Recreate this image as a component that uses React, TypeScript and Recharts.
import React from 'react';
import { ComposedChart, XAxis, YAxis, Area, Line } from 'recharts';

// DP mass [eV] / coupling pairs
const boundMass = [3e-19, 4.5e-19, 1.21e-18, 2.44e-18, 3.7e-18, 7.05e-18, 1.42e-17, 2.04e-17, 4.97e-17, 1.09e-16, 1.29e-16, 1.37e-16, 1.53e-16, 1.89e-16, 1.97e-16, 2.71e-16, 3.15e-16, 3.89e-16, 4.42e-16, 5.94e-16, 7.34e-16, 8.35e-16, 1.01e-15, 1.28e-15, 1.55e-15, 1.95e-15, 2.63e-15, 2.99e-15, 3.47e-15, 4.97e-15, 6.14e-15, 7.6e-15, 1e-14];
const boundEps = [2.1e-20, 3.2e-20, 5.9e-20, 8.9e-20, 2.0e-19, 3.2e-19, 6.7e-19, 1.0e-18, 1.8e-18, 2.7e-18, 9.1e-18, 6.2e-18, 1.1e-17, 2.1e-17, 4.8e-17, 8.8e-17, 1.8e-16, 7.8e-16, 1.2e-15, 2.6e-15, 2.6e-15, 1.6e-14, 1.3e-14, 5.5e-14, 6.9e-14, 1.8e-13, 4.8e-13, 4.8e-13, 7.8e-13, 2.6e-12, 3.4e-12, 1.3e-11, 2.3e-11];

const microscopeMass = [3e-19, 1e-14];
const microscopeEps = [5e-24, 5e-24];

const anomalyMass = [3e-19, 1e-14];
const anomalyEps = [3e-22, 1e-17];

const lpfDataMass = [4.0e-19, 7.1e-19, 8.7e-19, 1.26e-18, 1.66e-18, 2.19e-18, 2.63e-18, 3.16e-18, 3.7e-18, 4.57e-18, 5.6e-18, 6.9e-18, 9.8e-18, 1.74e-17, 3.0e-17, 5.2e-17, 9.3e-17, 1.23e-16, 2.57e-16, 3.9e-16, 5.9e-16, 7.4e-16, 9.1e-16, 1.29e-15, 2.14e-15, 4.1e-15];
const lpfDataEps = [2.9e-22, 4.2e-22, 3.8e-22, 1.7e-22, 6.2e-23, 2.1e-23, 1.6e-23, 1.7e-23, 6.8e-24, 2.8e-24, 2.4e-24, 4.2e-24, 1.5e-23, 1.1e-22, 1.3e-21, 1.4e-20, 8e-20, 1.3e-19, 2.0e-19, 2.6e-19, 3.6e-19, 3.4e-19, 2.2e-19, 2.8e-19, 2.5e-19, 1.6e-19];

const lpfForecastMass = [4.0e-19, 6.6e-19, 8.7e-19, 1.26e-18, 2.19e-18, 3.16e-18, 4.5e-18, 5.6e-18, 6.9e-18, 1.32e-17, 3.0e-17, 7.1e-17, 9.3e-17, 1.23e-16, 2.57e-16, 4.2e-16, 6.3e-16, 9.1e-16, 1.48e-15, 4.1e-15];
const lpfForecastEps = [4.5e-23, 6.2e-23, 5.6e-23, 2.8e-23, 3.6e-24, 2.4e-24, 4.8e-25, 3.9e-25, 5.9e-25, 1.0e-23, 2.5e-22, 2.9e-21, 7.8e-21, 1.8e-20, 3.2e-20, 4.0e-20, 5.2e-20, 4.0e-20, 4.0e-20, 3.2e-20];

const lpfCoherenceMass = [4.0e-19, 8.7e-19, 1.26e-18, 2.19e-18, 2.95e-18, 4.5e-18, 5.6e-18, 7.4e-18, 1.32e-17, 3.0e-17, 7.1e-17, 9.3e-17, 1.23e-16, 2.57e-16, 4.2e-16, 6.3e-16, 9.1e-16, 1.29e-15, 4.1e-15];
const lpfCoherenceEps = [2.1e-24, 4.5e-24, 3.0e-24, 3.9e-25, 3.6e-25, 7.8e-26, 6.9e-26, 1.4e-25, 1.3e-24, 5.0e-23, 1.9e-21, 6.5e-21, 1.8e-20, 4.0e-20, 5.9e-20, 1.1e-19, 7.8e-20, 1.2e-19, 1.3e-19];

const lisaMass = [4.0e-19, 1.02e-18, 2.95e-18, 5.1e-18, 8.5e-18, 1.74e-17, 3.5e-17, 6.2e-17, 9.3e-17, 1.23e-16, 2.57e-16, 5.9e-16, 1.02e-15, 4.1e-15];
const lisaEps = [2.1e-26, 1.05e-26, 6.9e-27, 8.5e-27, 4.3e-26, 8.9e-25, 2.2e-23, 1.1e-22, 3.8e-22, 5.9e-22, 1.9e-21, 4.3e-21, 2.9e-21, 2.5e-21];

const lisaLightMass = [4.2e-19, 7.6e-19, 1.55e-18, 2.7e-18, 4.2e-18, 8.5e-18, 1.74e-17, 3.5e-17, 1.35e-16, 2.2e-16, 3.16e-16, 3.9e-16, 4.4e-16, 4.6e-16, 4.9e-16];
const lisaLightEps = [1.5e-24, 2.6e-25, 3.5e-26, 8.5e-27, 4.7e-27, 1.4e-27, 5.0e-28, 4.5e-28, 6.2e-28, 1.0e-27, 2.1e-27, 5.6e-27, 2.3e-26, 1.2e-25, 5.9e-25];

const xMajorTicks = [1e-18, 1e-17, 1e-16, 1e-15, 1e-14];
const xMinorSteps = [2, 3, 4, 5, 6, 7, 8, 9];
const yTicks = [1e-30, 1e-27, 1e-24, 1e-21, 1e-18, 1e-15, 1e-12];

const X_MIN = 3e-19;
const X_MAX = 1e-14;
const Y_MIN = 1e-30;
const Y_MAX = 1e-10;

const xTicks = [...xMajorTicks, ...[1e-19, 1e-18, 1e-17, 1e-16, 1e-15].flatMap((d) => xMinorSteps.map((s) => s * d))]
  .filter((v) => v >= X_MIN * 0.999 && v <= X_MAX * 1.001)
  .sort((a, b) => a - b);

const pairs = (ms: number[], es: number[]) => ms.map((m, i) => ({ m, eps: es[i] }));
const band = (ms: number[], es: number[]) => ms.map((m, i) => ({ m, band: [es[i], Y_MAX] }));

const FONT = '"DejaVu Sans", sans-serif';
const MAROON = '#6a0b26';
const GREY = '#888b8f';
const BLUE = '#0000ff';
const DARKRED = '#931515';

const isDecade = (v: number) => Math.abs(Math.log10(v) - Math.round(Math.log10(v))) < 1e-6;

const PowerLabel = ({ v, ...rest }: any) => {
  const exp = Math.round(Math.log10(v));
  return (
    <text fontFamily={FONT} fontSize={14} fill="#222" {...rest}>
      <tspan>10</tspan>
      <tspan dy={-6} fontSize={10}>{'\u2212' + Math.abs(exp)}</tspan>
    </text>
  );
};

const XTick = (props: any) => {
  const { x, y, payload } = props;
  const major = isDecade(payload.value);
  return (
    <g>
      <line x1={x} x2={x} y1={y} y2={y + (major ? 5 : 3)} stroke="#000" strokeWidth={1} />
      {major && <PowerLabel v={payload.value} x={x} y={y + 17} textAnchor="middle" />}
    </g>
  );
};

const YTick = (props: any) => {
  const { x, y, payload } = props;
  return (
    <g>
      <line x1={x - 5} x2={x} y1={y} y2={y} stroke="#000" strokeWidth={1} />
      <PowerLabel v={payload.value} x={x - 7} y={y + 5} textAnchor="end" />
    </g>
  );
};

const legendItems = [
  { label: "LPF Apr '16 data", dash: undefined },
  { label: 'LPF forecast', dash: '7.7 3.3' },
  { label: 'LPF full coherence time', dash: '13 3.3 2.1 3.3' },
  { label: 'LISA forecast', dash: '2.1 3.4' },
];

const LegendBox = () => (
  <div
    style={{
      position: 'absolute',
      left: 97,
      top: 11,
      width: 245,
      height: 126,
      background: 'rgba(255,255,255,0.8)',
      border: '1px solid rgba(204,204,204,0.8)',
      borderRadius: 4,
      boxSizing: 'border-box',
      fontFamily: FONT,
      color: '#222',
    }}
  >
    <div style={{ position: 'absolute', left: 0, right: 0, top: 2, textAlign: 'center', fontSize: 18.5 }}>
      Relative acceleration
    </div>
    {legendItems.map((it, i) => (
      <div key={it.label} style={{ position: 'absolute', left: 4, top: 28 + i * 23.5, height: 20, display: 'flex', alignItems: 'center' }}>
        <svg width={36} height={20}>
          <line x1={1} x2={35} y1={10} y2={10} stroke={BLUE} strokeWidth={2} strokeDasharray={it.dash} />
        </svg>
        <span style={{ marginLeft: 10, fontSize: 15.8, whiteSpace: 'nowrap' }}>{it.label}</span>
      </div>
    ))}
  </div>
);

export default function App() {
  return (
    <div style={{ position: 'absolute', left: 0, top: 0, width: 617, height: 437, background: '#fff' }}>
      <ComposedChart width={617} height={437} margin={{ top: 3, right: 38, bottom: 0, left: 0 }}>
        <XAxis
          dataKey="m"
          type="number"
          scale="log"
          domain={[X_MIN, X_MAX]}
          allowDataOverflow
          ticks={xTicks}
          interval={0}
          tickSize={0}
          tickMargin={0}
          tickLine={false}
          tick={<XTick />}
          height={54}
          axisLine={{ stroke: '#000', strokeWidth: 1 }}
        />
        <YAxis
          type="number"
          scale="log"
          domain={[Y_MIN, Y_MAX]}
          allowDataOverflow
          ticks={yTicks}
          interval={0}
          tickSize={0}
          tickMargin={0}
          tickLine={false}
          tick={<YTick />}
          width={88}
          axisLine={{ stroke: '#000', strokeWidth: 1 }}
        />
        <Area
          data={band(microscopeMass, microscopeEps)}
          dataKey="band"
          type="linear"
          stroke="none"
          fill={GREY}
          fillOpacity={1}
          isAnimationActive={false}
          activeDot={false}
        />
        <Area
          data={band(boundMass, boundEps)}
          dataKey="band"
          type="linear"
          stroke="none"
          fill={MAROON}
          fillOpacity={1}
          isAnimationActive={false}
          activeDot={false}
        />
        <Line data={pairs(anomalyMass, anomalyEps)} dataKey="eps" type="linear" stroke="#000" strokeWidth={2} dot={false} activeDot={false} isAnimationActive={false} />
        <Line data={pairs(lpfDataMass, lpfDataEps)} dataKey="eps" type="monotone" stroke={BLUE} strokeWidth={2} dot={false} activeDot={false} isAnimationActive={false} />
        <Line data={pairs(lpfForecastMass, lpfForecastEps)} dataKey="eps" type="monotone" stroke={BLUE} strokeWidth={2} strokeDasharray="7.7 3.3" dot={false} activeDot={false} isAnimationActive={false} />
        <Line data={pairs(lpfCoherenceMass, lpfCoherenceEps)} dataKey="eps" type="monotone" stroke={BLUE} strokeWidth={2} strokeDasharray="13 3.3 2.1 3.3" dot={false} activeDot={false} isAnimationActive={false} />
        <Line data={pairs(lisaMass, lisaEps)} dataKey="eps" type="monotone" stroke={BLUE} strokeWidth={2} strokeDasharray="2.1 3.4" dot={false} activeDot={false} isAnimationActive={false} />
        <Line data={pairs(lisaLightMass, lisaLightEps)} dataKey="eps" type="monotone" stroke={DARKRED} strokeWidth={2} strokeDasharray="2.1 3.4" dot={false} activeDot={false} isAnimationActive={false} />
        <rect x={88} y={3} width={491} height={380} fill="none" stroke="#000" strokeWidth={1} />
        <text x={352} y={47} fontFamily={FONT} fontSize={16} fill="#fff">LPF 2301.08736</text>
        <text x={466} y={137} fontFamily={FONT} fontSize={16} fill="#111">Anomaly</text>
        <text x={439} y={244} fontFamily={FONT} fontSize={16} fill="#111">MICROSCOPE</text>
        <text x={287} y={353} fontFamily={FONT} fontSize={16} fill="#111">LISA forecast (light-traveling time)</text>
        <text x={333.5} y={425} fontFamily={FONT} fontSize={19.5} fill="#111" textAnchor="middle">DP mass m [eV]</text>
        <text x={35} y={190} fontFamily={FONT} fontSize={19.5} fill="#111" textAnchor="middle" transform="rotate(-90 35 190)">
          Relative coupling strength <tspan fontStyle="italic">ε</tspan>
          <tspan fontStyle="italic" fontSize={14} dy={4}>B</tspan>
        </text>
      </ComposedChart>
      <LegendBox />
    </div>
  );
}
__________
WHAT THE TASK REQUIRES:
Quote only the stretch of lines that starts the data above and ends with the line containing "YAxis, Area, Line", both included.

EXERCISE OUTPUT:
Recreate this image as a component that uses React, TypeScript and Recharts.
import React from 'react';
import { ComposedChart, XAxis, YAxis, Area, Line } from 'recharts';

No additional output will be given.